_Stored data_
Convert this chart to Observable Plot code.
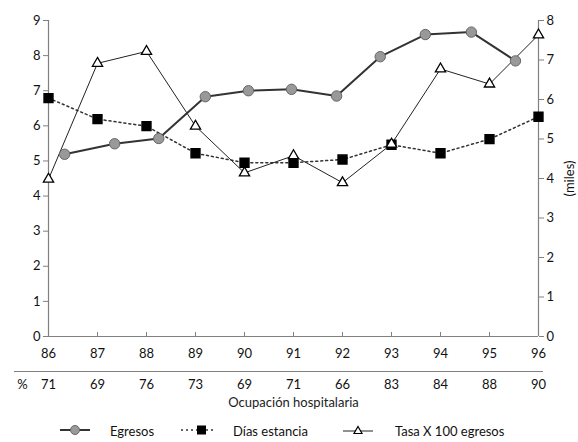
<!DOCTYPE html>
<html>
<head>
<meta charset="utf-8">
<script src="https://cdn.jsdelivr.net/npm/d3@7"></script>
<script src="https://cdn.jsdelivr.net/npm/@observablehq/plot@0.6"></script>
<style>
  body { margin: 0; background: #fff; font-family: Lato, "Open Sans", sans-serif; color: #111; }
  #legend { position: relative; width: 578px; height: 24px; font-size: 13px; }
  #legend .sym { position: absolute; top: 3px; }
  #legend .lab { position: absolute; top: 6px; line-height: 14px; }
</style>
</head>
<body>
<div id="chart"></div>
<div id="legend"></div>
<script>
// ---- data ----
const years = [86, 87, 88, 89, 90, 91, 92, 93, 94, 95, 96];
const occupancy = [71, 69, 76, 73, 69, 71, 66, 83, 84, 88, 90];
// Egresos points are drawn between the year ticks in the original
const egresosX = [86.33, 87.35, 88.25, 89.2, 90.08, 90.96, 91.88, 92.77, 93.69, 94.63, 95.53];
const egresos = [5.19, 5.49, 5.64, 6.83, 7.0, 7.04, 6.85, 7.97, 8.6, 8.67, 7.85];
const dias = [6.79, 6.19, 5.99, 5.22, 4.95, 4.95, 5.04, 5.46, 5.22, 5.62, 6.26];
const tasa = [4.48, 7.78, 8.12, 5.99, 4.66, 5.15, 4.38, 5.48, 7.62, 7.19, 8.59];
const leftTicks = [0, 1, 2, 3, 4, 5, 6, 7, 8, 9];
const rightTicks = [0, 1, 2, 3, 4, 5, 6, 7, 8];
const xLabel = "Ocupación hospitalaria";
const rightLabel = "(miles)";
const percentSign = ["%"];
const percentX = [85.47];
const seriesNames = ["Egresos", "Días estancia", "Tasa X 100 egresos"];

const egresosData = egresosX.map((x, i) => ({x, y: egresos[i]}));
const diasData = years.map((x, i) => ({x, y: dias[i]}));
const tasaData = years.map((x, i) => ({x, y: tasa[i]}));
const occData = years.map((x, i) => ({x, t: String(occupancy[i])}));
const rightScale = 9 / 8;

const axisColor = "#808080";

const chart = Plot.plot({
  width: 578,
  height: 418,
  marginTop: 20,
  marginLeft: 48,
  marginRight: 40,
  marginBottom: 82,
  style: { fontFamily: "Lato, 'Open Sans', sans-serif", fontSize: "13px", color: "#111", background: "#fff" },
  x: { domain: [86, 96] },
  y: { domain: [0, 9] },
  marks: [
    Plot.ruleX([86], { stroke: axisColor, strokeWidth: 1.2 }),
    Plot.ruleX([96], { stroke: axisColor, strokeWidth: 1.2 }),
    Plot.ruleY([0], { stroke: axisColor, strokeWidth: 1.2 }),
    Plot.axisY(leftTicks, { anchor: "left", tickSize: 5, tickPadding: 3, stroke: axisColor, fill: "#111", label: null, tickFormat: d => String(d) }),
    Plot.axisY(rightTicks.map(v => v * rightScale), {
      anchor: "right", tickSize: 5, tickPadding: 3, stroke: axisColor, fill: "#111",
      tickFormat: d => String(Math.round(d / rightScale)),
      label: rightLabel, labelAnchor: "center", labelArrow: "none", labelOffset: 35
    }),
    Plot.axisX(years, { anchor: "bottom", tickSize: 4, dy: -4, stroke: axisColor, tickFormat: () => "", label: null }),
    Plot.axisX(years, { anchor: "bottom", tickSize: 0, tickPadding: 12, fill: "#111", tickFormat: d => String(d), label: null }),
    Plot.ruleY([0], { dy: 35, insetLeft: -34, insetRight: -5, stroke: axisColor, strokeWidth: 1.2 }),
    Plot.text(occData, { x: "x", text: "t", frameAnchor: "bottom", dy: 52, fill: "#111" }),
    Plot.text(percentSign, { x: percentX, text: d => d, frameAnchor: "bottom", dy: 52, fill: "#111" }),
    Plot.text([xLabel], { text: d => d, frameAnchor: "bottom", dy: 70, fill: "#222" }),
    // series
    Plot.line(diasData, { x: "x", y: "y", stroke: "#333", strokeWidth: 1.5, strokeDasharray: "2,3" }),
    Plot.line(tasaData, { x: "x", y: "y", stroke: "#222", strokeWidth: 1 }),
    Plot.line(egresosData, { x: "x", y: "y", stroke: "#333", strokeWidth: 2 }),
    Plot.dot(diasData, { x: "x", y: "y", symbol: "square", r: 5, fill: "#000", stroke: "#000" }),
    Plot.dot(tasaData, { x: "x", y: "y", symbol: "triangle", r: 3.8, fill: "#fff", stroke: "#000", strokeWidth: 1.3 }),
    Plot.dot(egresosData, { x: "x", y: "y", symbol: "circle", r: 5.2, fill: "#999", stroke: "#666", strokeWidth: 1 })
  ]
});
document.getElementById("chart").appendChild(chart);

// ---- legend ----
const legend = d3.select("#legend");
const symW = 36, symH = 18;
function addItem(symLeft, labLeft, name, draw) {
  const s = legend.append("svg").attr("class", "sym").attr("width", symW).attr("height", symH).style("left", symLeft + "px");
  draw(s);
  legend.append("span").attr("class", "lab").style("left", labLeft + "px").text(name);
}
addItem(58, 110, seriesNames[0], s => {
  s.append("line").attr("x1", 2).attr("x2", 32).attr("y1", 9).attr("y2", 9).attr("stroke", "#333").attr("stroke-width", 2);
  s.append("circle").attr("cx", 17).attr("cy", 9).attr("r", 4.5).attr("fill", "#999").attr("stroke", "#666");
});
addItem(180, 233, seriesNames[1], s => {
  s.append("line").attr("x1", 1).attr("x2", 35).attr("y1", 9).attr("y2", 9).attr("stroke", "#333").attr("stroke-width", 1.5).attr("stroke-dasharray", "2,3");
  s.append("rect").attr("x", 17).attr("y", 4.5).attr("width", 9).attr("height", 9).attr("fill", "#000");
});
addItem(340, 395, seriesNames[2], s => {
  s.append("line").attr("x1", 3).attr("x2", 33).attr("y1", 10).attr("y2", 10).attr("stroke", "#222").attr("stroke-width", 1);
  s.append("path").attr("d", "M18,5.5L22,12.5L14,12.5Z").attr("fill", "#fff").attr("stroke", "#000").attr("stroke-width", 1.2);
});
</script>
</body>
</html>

_Written exercise_
Strip out the pictures and quote the remaining data word for word.

_In response_
Convert this chart to Observable Plot code.
<!DOCTYPE html>
<html>
<head>
<meta charset="utf-8">
<script src="https://cdn.jsdelivr.net/npm/d3@7"></script>
<script src="https://cdn.jsdelivr.net/npm/@observablehq/plot@0.6"></script>
<style>
  body { margin: 0; background: #fff; font-family: Lato, "Open Sans", sans-serif; color: #111; }
  #legend { position: relative; width: 578px; height: 24px; font-size: 13px; }
  #legend .sym { position: absolute; top: 3px; }
  #legend .lab { position: absolute; top: 6px; line-height: 14px; }
</style>
</head>
<body>
<div id="chart"></div>
<div id="legend"></div>
<script>
// ---- data ----
const years = [86, 87, 88, 89, 90, 91, 92, 93, 94, 95, 96];
const occupancy = [71, 69, 76, 73, 69, 71, 66, 83, 84, 88, 90];
// Egresos points are drawn between the year ticks in the original
const egresosX = [86.33, 87.35, 88.25, 89.2, 90.08, 90.96, 91.88, 92.77, 93.69, 94.63, 95.53];
const egresos = [5.19, 5.49, 5.64, 6.83, 7.0, 7.04, 6.85, 7.97, 8.6, 8.67, 7.85];
const dias = [6.79, 6.19, 5.99, 5.22, 4.95, 4.95, 5.04, 5.46, 5.22, 5.62, 6.26];
const tasa = [4.48, 7.78, 8.12, 5.99, 4.66, 5.15, 4.38, 5.48, 7.62, 7.19, 8.59];
const leftTicks = [0, 1, 2, 3, 4, 5, 6, 7, 8, 9];
const rightTicks = [0, 1, 2, 3, 4, 5, 6, 7, 8];
const xLabel = "Ocupación hospitalaria";
const rightLabel = "(miles)";
const percentSign = ["%"];
const percentX = [85.47];
const seriesNames = ["Egresos", "Días estancia", "Tasa X 100 egresos"];

const egresosData = egresosX.map((x, i) => ({x, y: egresos[i]}));
const diasData = years.map((x, i) => ({x, y: dias[i]}));
const tasaData = years.map((x, i) => ({x, y: tasa[i]}));
const occData = years.map((x, i) => ({x, t: String(occupancy[i])}));
const rightScale = 9 / 8;

const axisColor = "#808080";

const chart = Plot.plot({
  width: 578,
  height: 418,
  marginTop: 20,
  marginLeft: 48,
  marginRight: 40,
  marginBottom: 82,
  style: { fontFamily: "Lato, 'Open Sans', sans-serif", fontSize: "13px", color: "#111", background: "#fff" },
  x: { domain: [86, 96] },
  y: { domain: [0, 9] },
  marks: [
    Plot.ruleX([86], { stroke: axisColor, strokeWidth: 1.2 }),
    Plot.ruleX([96], { stroke: axisColor, strokeWidth: 1.2 }),
    Plot.ruleY([0], { stroke: axisColor, strokeWidth: 1.2 }),
    Plot.axisY(leftTicks, { anchor: "left", tickSize: 5, tickPadding: 3, stroke: axisColor, fill: "#111", label: null, tickFormat: d => String(d) }),
    Plot.axisY(rightTicks.map(v => v * rightScale), {
      anchor: "right", tickSize: 5, tickPadding: 3, stroke: axisColor, fill: "#111",
      tickFormat: d => String(Math.round(d / rightScale)),
      label: rightLabel, labelAnchor: "center", labelArrow: "none", labelOffset: 35
    }),
    Plot.axisX(years, { anchor: "bottom", tickSize: 4, dy: -4, stroke: axisColor, tickFormat: () => "", label: null }),
    Plot.axisX(years, { anchor: "bottom", tickSize: 0, tickPadding: 12, fill: "#111", tickFormat: d => String(d), label: null }),
    Plot.ruleY([0], { dy: 35, insetLeft: -34, insetRight: -5, stroke: axisColor, strokeWidth: 1.2 }),
    Plot.text(occData, { x: "x", text: "t", frameAnchor: "bottom", dy: 52, fill: "#111" }),
    Plot.text(percentSign, { x: percentX, text: d => d, frameAnchor: "bottom", dy: 52, fill: "#111" }),
    Plot.text([xLabel], { text: d => d, frameAnchor: "bottom", dy: 70, fill: "#222" }),
    // series
    Plot.line(diasData, { x: "x", y: "y", stroke: "#333", strokeWidth: 1.5, strokeDasharray: "2,3" }),
    Plot.line(tasaData, { x: "x", y: "y", stroke: "#222", strokeWidth: 1 }),
    Plot.line(egresosData, { x: "x", y: "y", stroke: "#333", strokeWidth: 2 }),
    Plot.dot(diasData, { x: "x", y: "y", symbol: "square", r: 5, fill: "#000", stroke: "#000" }),
    Plot.dot(tasaData, { x: "x", y: "y", symbol: "triangle", r: 3.8, fill: "#fff", stroke: "#000", strokeWidth: 1.3 }),
    Plot.dot(egresosData, { x: "x", y: "y", symbol: "circle", r: 5.2, fill: "#999", stroke: "#666", strokeWidth: 1 })
  ]
});
document.getElementById("chart").appendChild(chart);

// ---- legend ----
const legend = d3.select("#legend");
const symW = 36, symH = 18;
function addItem(symLeft, labLeft, name, draw) {
  const s = legend.append("svg").attr("class", "sym").attr("width", symW).attr("height", symH).style("left", symLeft + "px");
  draw(s);
  legend.append("span").attr("class", "lab").style("left", labLeft + "px").text(name);
}
addItem(58, 110, seriesNames[0], s => {
  s.append("line").attr("x1", 2).attr("x2", 32).attr("y1", 9).attr("y2", 9).attr("stroke", "#333").attr("stroke-width", 2);
  s.append("circle").attr("cx", 17).attr("cy", 9).attr("r", 4.5).attr("fill", "#999").attr("stroke", "#666");
});
addItem(180, 233, seriesNames[1], s => {
  s.append("line").attr("x1", 1).attr("x2", 35).attr("y1", 9).attr("y2", 9).attr("stroke", "#333").attr("stroke-width", 1.5).attr("stroke-dasharray", "2,3");
  s.append("rect").attr("x", 17).attr("y", 4.5).attr("width", 9).attr("height", 9).attr("fill", "#000");
});
addItem(340, 395, seriesNames[2], s => {
  s.append("line").attr("x1", 3).attr("x2", 33).attr("y1", 10).attr("y2", 10).attr("stroke", "#222").attr("stroke-width", 1);
  s.append("path").attr("d", "M18,5.5L22,12.5L14,12.5Z").attr("fill", "#fff").attr("stroke", "#000").attr("stroke-width", 1.2);
});
</script>
</body>
</html>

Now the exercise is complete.